Since we tracked and fetched “bar”, we can now switch to it and merge all the changes that our friend made to his branch. After checking out the branch, we can pull the changes into being: we just fetched all the changes, without applying them. In simpler terms, we didn’t merge the changes: we just cached them.
Why this? It is safer to do so. Fetch updates, pull on the other hand not only would fetch all the latest changes (if necessary), but then it would merge them in the current branch.
Now we have a complete copy of all the changes made by our colleague on his branch. We could check all of his work, but again, it is advisable that we don’t use his branch. So now the problem is simple: how can we take a look at the project as a whole? If this were a source code project, can we see if our friend’s changes break anything in our source, i.e., in our branch?
We now updated all branches, merged all changes into our local repository. We are ready to jump into the riskiest of all operations: merging branches. This operation will merge all changes in a smart way, and usually will not produce errors.
Just hit the “Merge” button and select a branch. Remember that we are working on our branch “foo”, and we will merge our colleague’s “bar” branch into ours. This will not, obviously, involve any checkout: we will remain on “foo”, we will just import all changes.
Many choices are available. We can merge from a point in the log, selecting a particular branch, for instance bar, or origin/bar; alternatively, if we already fetched a branch, we could merge from it. We choose to merge from our local “bar” branch.
Everything should go without a fuss, and you could build your project and commit again, pushing changes to the origin.
A wishful thinking is that any merge will be painless. Sometimes people modify files concurrently, and sometimes conflicts between changes happen. When you merge conflicting branches you will be warned, and you will have to resolve them manually.
If you right click on the file, you can choose from the “Resolve Conflicts” submenu the item “Launch external tool”. This will open the MacOS X application named FileMerge. Here you can easily see all changes in the two files, clearly named local and remote.
The “Actions” menu will let you choose all available options for each conflict, clearly marked in red. In our case, only the second change is conflicting, while the first is just a line addition; a black arrow indicates a successful merge, a red one a conflict.
Selecting the conflicting change, we can select as an action “Both (left first)”, or in other words: both changes are good, but first keep the left version, and next apply the changes in the right. The bottom of the FileMerge window will show you a preview of the changes.
Once you save and quit FileMerge, you can go back to SourceTree and see that, in your working copy, there is already a staged change: our manual change on the conflicting file. There is, however, an intruder: a spurious a.txt.orig file. This file contains the merged conflicted file as it was before resolving all conflicts. You can safely delete it.
If you commit, you will see that a message is already present:
Merge branch ‘bar’ into foo
We can now commit, and push our changes to the origin.
This isn’t a real tutorial on git. I have simplified a lot, and for example, some operations may not be needed. The purpose of this is to provide you with a simple and visual representation of what happens when you use git, with the simplest and most used operations.

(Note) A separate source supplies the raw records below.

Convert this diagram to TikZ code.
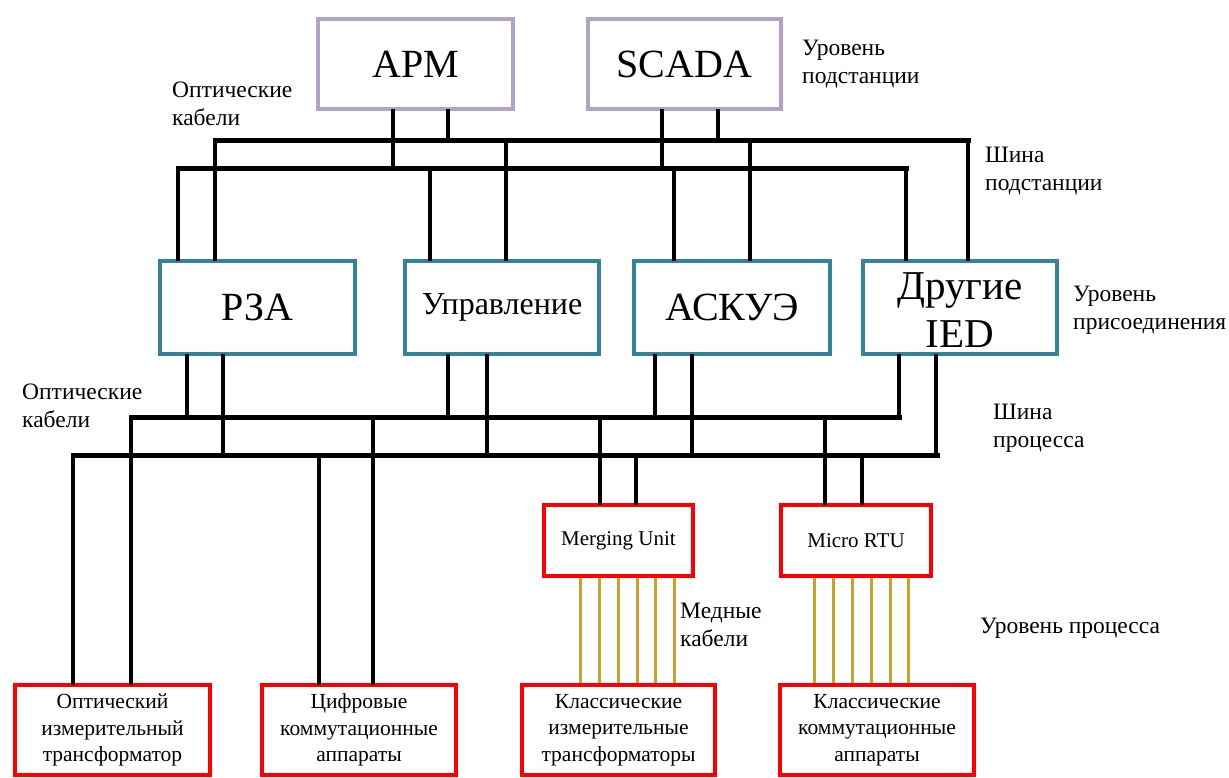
\documentclass[tikz,border=0pt]{standalone}
\usepackage{fontspec}
\setmainfont{Liberation Serif}
\definecolor{purp}{HTML}{B3A2C7}
\definecolor{tealb}{HTML}{31849B}
\definecolor{redb}{HTML}{FF0000}
\definecolor{copper}{HTML}{C9A227}
\newcommand\mydrop[3]{\coordinate (tmpc) at (#2,0); \draw[wire] (#1 -| tmpc) -- (tmpc |- #3);}
\begin{document}
\begin{tikzpicture}[x=1pt,y=-1pt,
  box/.style={draw, line width=4pt, inner sep=0pt, align=center, fill=white},
  stbox/.style={box, draw=purp, minimum height=90pt, font=\fontsize{40}{44}\selectfont},
  bybox/.style={box, draw=tealb, minimum height=93pt, font=\fontsize{40}{49}\selectfont},
  prbox/.style={box, draw=redb, minimum height=71pt, font=\fontsize{21}{24}\selectfont},
  eqbox/.style={box, draw=redb, minimum height=90pt, font=\fontsize{21.5}{26.5}\selectfont},
  wire/.style={line width=4pt, line cap=rect, black},
  bus/.style={line width=5pt, line cap=rect, black},
  cu/.style={line width=3pt, copper},
  lbl/.style={anchor=west, align=left, inner sep=0pt, font=\fontsize{23.5}{28}\selectfont}
]
\useasboundingbox (0,0) rectangle (1229,778);
\fill[white] (0,0) rectangle (1229,778);

% buses
\coordinate (sbUa) at (215,141); \coordinate (sbUb) at (968,141);
\coordinate (sbLa) at (178,169); \coordinate (sbLb) at (906,169);
\coordinate (pbUa) at (131,417); \coordinate (pbUb) at (899,417);
\coordinate (pbLa) at (73,455);  \coordinate (pbLb) at (937,455);
\draw[bus] (sbUa) -- (sbUb);
\draw[bus] (sbLa) -- (sbLb);
\draw[bus] (pbUa) -- (pbUb);
\draw[bus] (pbLa) -- (pbLb);

% nodes
\node[stbox, minimum width=195pt] (arm) at (415.5,64) {АРМ};
\node[stbox, minimum width=193pt] (scada) at (684.5,64) {SCADA};
\node[bybox, minimum width=195pt] (rza) at (257.5,307.5) {РЗА};
\node[bybox, minimum width=194pt, font=\fontsize{32}{36}\selectfont] (upr) at (502,307.5) {Управление};
\node[bybox, minimum width=196pt] (askue) at (732,307.5) {АСКУЭ};
\node[bybox, minimum width=194pt, font=\fontsize{41}{48}\selectfont] (dr) at (960,307.5) {\rule{0pt}{33pt}Другие\\IED};
\node[prbox, minimum width=149pt] (mu) at (618.5,540.5) {Merging Unit};
\node[prbox, minimum width=150pt] (rtu) at (856,540.5) {Micro RTU};
\node[eqbox, minimum width=195pt] (b1) at (112.5,730) {Оптический\\измерительный\\трансформатор};
\node[eqbox, minimum width=194pt] (b2) at (359,730) {Цифровые\\коммутационные\\аппараты};
\node[eqbox, minimum width=193pt] (b3) at (618.5,730) {Классические\\измерительные\\трансформаторы};
\node[eqbox, minimum width=194pt] (b4) at (877,730) {Классические\\коммутационные\\аппараты};

% station bus drops
\mydrop{arm.south}{393}{sbLa}
\mydrop{arm.south}{448}{sbUa}
\mydrop{scada.south}{662}{sbLa}
\mydrop{scada.south}{718}{sbUa}
\mydrop{rza.north}{178}{sbLa}
\mydrop{rza.north}{215}{sbUa}
\mydrop{upr.north}{430}{sbLa}
\mydrop{upr.north}{506}{sbUa}
\mydrop{askue.north}{674}{sbLa}
\mydrop{askue.north}{750}{sbUa}
\mydrop{dr.north}{906}{sbLa}
\mydrop{dr.north}{968}{sbUa}

% process bus drops
\mydrop{rza.south}{187}{pbUa}
\mydrop{rza.south}{223}{pbLa}
\mydrop{upr.south}{448}{pbUa}
\mydrop{upr.south}{487}{pbLa}
\mydrop{askue.south}{655}{pbUa}
\mydrop{askue.south}{692}{pbLa}
\mydrop{dr.south}{899}{pbUa}
\mydrop{dr.south}{936}{pbLa}
\mydrop{b1.north}{73}{pbLa}
\mydrop{b1.north}{131}{pbUa}
\mydrop{b2.north}{319}{pbLa}
\mydrop{b2.north}{373}{pbUa}
\mydrop{mu.north}{600}{pbUa}
\mydrop{mu.north}{636}{pbLa}
\mydrop{rtu.north}{825}{pbUa}
\mydrop{rtu.north}{862}{pbLa}

% copper cables
\foreach \x in {580,599,618,637,655,674}{
  \coordinate (cc) at (\x,0);
  \draw[cu] (mu.south -| cc) -- (b3.north -| cc);
}
\foreach \x in {814,833,852,871,890,908}{
  \coordinate (cc) at (\x,0);
  \draw[cu] (rtu.south -| cc) -- (b4.north -| cc);
}

% labels
\node[lbl] (l1) at (172,104) {Оптические\\кабели};
\node[lbl] (l2) at (802,64) {Уровень\\подстанции};
\node[lbl] (l3) at (985,171) {Шина\\подстанции};
\node[lbl] (l4) at (1073,310) {Уровень\\присоединения};
\node[lbl] (l5) at (22,406) {Оптические\\кабели};
\node[lbl] (l6) at (993,428) {Шина\\процесса};
\node[lbl] (l7) at (680,625) {Медные\\кабели};
\node[lbl] (l8) at (980,628) {Уровень процесса};
\end{tikzpicture}
\end{document}
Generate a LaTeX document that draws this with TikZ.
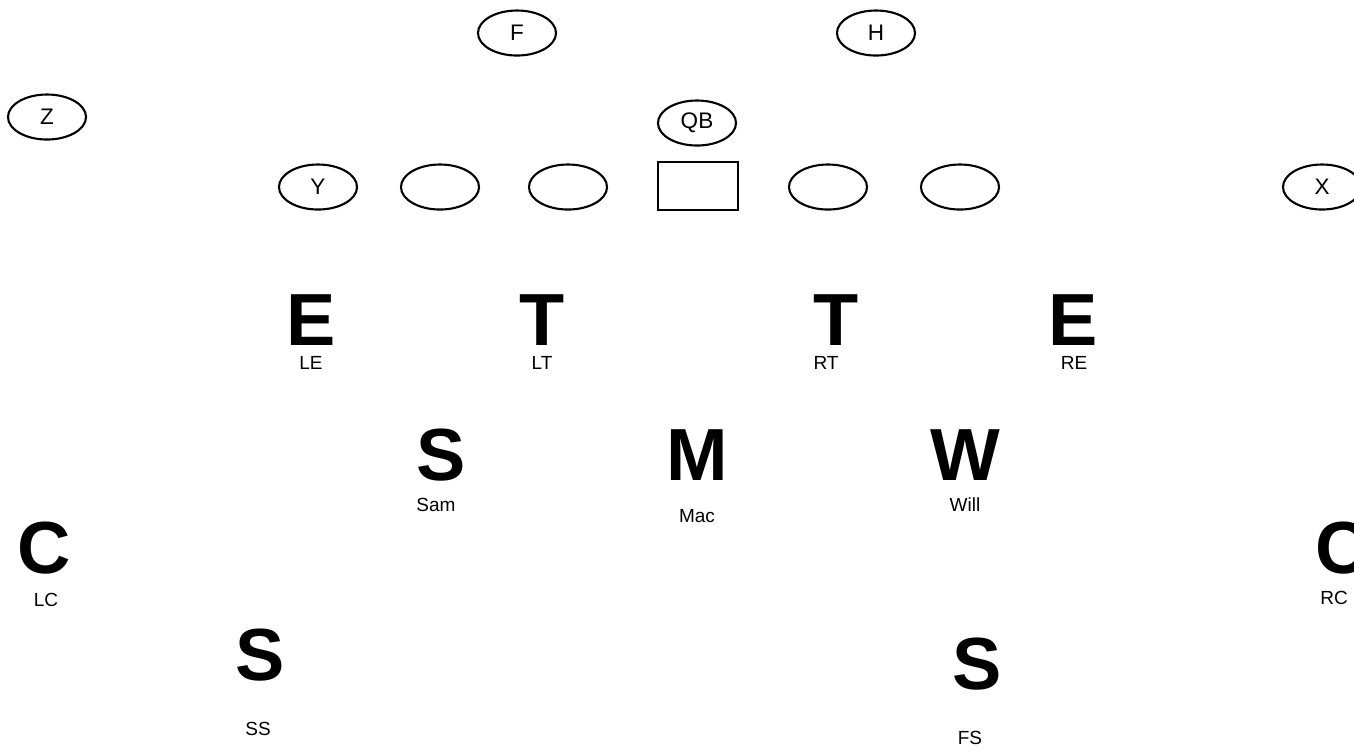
\documentclass[tikz,border=0pt]{standalone}
\usepackage{fontspec}
\setmainfont{Liberation Sans}
\newfontfamily\labfont{Liberation Sans}
\usetikzlibrary{shapes.geometric}
\tikzset{
  player/.style={ellipse,draw,line width=0.6pt,minimum width=0.78cm,minimum height=0.45cm,inner sep=0pt,font=\labfont\fontsize{6.4}{7}\selectfont},
  ctrbox/.style={rectangle,draw,line width=0.6pt,minimum width=0.8cm,minimum height=0.48cm,inner sep=0pt},
  defl/.style={font=\bfseries\fontsize{21}{23}\selectfont,inner sep=0pt,anchor=base},
  poslab/.style={font=\labfont\fontsize{5.4}{6.5}\selectfont,inner sep=0pt,anchor=base}
}
\begin{document}
\begin{tikzpicture}[x=0.01cm,y=-0.01cm]
\useasboundingbox (0,0) rectangle (1354,753);
% offense
\node[player] (F) at (517,33) {F};
\node[player] (H) at (876,33) {H};
\node[player] (Z) at (47,117) {Z};
\node[player] (QB) at (697,123) {QB};
\node[player] (Y) at (318,187) {Y};
\node[player] (LG) at (440,187) {};
\node[player] (LGT) at (568,187) {};
\node[ctrbox] (Ctr) at (698,186) {};
\node[player] (RG) at (828,187) {};
\node[player] (RTk) at (960,187) {};
\node[player] (X) at (1322,187) {X};
% defensive line
\node[defl] (LE) at (311,345) {E};
\node[poslab] (LEl) at (311,369) {LE};
\node[defl] (LT) at (542,345) {T};
\node[poslab] (LTl) at (542,369) {LT};
\node[defl] (RT) at (836,345) {T};
\node[poslab] (RTl) at (826,369) {RT};
\node[defl] (RE) at (1073,345) {E};
\node[poslab] (REl) at (1074,369) {RE};
% linebackers
\node[defl] (Sam) at (441,480) {S};
\node[poslab] (Saml) at (436,511) {Sam};
\node[defl] (Mac) at (697,480) {M};
\node[poslab] (Macl) at (697,522) {Mac};
\node[defl] (Will) at (965,480) {W};
\node[poslab] (Willl) at (965,511) {Will};
% secondary
\node[defl] (LC) at (44,573) {C};
\node[poslab] (LCl) at (46,606) {LC};
\node[defl] (RC) at (1342,573) {C};
\node[poslab] (RCl) at (1334,604) {RC};
\node[defl] (SS) at (260,680) {S};
\node[poslab] (SSl) at (258,735) {SS};
\node[defl] (FS) at (977,689) {S};
\node[poslab] (FSl) at (970,744) {FS};
\end{tikzpicture}
\end{document}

For instance, we may not choose to fetch and pull changes of our friend’s branch: we may simply pull the remote branch into our working copy. This is a shortcut to what we’ve done before: as stated above, a pull is simply a fetch and a merge. It is quite useful to know before pulling right away what a pull operation does, and I hope now you’ve got a grasp of it. I haven’t explained what the HEAD is, and with this countless other details that many won’t even bother to understand: it just works. I also left the “distributed” part: git may have many remote repositories, but this is material for other documents that you may already read online.
There are several awesome tutorials online, far more comprehensive than this one, so please go visit git’s homepage and read the documentation.